■ THE EXERCISE: Retype the opening lines of the listing below, ending with the line that contains "import pandas as pd", and leave out any pictures.
■ ■ ■ ■ ■ ■ ■
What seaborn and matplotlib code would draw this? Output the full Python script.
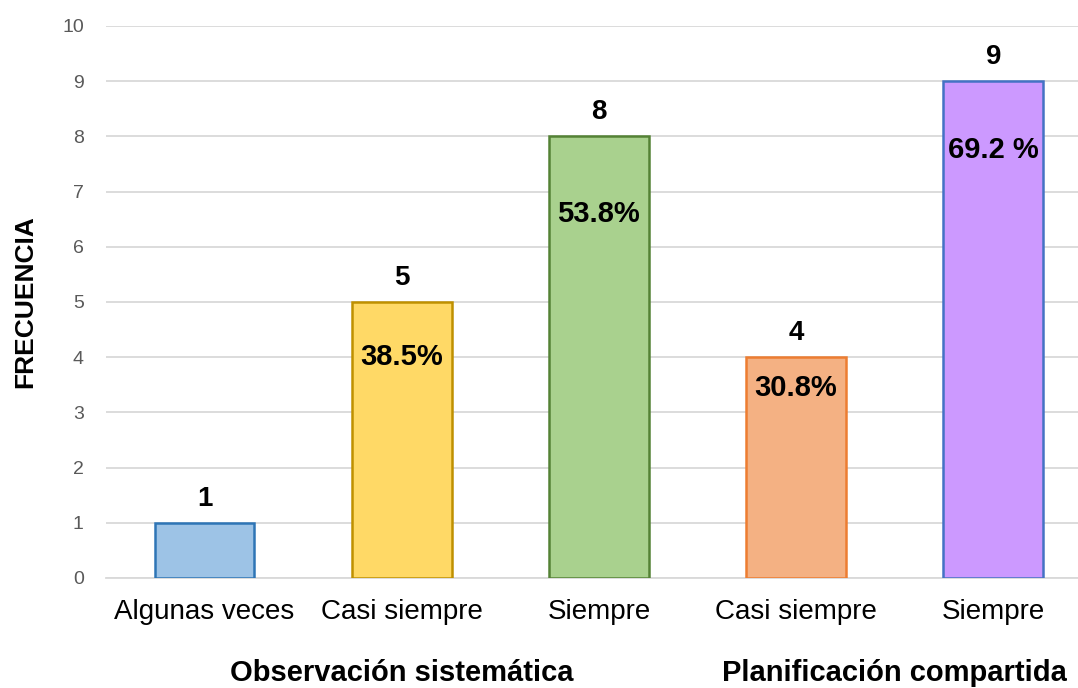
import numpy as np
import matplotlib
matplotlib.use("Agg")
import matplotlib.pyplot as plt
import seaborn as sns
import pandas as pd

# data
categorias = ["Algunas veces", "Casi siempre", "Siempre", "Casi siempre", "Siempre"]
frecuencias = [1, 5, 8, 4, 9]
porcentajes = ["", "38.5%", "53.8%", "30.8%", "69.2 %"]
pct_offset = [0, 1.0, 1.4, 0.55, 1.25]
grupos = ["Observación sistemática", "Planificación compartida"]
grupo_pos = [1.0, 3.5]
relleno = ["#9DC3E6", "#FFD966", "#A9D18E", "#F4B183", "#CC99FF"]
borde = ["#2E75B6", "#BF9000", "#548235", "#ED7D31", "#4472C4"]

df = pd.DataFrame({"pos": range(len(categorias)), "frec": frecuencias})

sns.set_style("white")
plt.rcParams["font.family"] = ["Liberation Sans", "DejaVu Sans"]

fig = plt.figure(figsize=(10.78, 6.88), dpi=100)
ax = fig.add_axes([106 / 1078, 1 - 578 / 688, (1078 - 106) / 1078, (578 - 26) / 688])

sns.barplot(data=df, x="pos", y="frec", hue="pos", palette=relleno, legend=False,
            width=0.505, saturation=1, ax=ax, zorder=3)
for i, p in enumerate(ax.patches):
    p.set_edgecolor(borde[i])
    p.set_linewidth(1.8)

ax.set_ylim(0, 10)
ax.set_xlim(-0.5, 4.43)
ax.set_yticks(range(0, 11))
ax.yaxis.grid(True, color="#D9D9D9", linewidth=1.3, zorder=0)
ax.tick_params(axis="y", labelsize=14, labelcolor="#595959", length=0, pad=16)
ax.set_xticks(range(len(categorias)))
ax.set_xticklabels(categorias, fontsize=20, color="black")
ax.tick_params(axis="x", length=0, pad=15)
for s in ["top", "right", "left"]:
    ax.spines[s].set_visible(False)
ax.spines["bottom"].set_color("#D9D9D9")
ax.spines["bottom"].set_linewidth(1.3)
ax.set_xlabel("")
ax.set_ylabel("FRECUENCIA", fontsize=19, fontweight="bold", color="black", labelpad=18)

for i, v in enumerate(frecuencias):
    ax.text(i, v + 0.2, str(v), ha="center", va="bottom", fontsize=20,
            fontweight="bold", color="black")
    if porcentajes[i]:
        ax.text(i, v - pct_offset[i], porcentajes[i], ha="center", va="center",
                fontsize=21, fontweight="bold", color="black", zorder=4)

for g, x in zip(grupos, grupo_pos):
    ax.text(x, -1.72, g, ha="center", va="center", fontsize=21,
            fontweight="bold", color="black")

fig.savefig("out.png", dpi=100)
■ ■ ■ ■ ■ ■ ■
■ ANSWER:
What seaborn and matplotlib code would draw this? Output the full Python script.
import numpy as np
import matplotlib
matplotlib.use("Agg")
import matplotlib.pyplot as plt
import seaborn as sns
import pandas as pd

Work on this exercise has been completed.